What are the key issues the financial evaluators looking for?
Each application will:
- Demonstrate financial capability
- Cost structures in the application must be reflective of the applying registry only i.e. standalone and not dependent on another application.
- The revenue and costs structures equate to the mission statement.
- The mission statement equates to extensive market research.
- Use of benchmark studies of the existing 22 gTLD Registries, in terms of growth forecasts, revenue projections, outsourcing costs.
- A reconciliation of applicant forecasting accounting models with ICANN compulsory forecast template cash flow models.
What are some of the underlying basics that each applicant should follow?
Provide clear and concise answers
Provide a though and thoughtful analysis of the technical requirements to operate a registry and the proposed business model
Be conservative with your projections
Be realistic with your projections
Cross reference all numbers in the financial commentaries with those in the business models
Follow to the word the instructions: TLD Applicant – Financial Projections, Section by Section.

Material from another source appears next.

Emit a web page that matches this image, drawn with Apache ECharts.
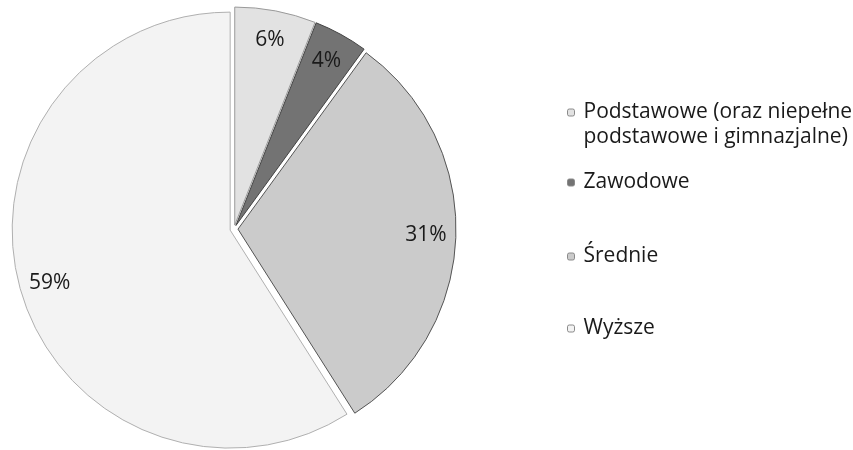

Follow to the word supplemental notes, best practice suggestions (issued 15 November 2011) question by question.
Answer all questions as set in the Final Applicant Guidebook. Fully understand the requirements re the notes, criteria, scoring range (i.e. fails requirements, meets requirements, exceeds requirements) question by question.

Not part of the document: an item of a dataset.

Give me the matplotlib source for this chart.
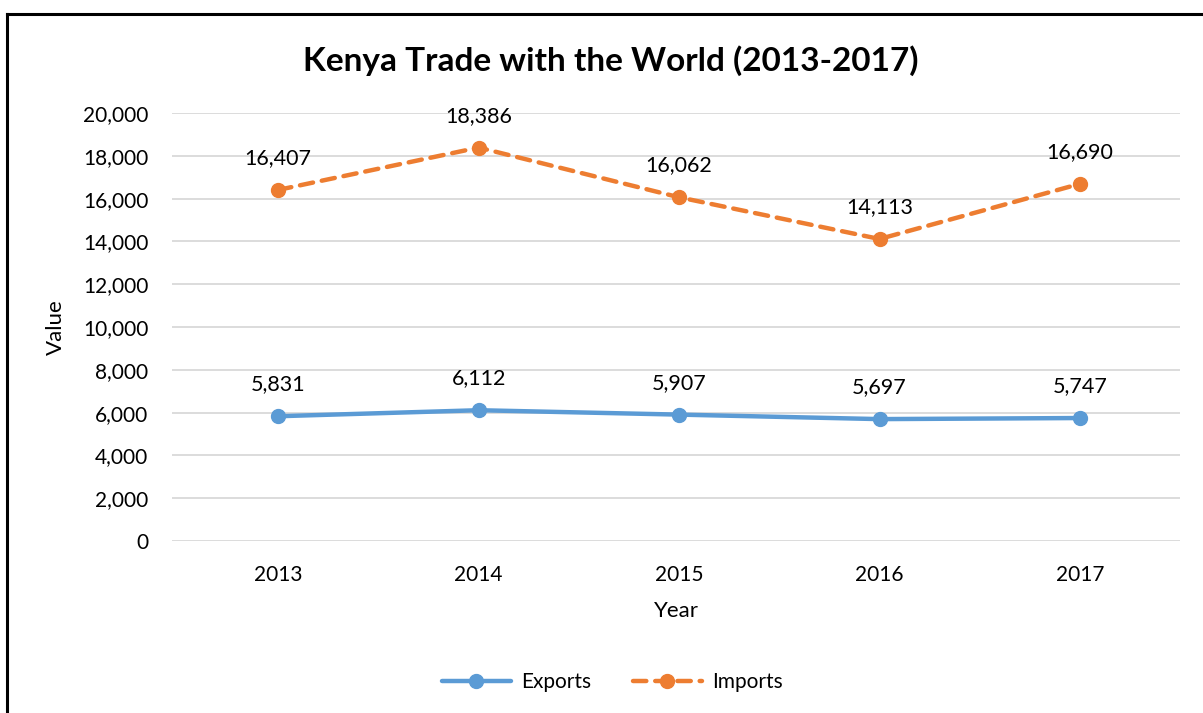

Be very clear and state all assumptions and why you made those assumptions at the time of your application.
What action points should applicants make regarding clarifying financial questions in the coming weeks. What will be the impact on their business models in the future.

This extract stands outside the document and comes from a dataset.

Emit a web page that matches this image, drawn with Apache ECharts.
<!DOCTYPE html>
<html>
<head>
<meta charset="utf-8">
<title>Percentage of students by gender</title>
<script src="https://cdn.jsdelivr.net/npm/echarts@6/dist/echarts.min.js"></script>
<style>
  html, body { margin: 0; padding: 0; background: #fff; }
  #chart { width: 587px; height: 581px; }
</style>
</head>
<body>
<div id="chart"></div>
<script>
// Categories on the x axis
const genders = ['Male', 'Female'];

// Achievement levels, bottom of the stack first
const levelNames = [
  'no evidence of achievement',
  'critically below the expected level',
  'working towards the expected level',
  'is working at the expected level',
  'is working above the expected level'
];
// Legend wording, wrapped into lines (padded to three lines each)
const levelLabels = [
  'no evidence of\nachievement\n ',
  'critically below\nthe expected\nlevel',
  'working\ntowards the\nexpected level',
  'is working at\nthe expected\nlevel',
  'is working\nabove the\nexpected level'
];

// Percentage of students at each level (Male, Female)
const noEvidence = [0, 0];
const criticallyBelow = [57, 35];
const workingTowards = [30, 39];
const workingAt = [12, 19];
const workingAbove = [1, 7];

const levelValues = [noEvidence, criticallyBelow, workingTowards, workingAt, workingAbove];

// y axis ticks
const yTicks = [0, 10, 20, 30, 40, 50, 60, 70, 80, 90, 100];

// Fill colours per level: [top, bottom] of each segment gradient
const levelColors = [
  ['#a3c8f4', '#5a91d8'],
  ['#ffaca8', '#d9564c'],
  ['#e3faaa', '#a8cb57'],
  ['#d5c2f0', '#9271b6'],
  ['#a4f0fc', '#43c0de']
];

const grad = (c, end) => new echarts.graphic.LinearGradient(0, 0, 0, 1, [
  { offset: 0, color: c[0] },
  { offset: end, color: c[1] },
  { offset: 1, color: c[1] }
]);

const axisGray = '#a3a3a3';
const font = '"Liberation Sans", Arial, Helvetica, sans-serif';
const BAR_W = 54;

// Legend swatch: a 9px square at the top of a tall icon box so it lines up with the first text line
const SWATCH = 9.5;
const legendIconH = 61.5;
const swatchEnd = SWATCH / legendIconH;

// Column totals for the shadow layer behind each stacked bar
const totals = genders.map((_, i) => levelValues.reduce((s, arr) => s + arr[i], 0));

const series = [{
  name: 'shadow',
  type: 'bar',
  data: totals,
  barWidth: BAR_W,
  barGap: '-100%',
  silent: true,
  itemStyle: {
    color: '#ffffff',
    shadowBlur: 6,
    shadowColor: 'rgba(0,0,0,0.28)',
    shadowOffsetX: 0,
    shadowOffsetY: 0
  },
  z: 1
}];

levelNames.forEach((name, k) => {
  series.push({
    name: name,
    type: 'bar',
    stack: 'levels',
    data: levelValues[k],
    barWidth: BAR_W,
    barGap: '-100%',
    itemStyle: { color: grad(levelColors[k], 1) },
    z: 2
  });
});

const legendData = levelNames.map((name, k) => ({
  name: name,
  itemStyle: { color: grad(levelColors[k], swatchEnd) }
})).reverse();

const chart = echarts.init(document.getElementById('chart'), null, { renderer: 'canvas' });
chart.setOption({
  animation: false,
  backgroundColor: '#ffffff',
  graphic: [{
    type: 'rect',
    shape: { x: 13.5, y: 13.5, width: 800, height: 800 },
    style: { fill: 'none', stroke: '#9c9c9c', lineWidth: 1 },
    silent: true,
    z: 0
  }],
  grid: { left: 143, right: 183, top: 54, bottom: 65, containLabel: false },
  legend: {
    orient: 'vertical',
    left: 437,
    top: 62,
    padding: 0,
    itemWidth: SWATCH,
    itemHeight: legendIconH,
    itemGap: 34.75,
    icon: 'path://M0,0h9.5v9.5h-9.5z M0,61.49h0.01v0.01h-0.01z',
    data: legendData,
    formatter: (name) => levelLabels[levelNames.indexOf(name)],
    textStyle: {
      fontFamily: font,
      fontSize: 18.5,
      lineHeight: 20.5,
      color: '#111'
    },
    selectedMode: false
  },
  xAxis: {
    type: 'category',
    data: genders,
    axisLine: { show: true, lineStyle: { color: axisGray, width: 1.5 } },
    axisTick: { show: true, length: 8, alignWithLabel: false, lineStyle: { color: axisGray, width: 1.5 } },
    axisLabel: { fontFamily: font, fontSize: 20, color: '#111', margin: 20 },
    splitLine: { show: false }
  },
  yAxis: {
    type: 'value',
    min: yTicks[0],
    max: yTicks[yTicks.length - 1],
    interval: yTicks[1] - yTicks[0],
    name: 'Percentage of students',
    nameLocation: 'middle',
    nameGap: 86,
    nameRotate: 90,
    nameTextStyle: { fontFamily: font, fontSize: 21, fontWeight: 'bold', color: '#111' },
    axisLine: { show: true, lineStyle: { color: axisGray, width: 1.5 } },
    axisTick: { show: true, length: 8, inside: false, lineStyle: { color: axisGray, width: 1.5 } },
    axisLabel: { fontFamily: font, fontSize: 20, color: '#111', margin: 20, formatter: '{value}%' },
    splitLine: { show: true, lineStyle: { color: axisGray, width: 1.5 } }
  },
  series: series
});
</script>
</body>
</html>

Assume your application(s) will start receiving CFQs on 26 November and throughout the financial evaluation process, until the projected completion in June 2013.
If in receipt of CFQs, via your TAS account on 26 November follow the advice and direction provided. However consider the impact on your other financial answers and the compulsory financial templates.
Start putting in a place a strategy with immediate effect. Review this strategy in the light of the Prioritisation Draw due sometime in December 2012.
Critically review you application(s) in the light of further information. eg, now known competitors, other applicants in a contention set with your application(s), additional costs to be incurred, such a TMCH costs, compliance costs.
Consider the financial implications on your business model of (deliberately) failing the Initial Evaluation
Consider the financial implications of electing to go to Extended Evaluation.
Understand and consider using the new gTLD Application Change Request Process and Criteria
Finally, remember ICANN and the financial evaluators wish to give every applicant the opportunity to demonstrate financial capability to operate a gTLD Registry via a ten year contract.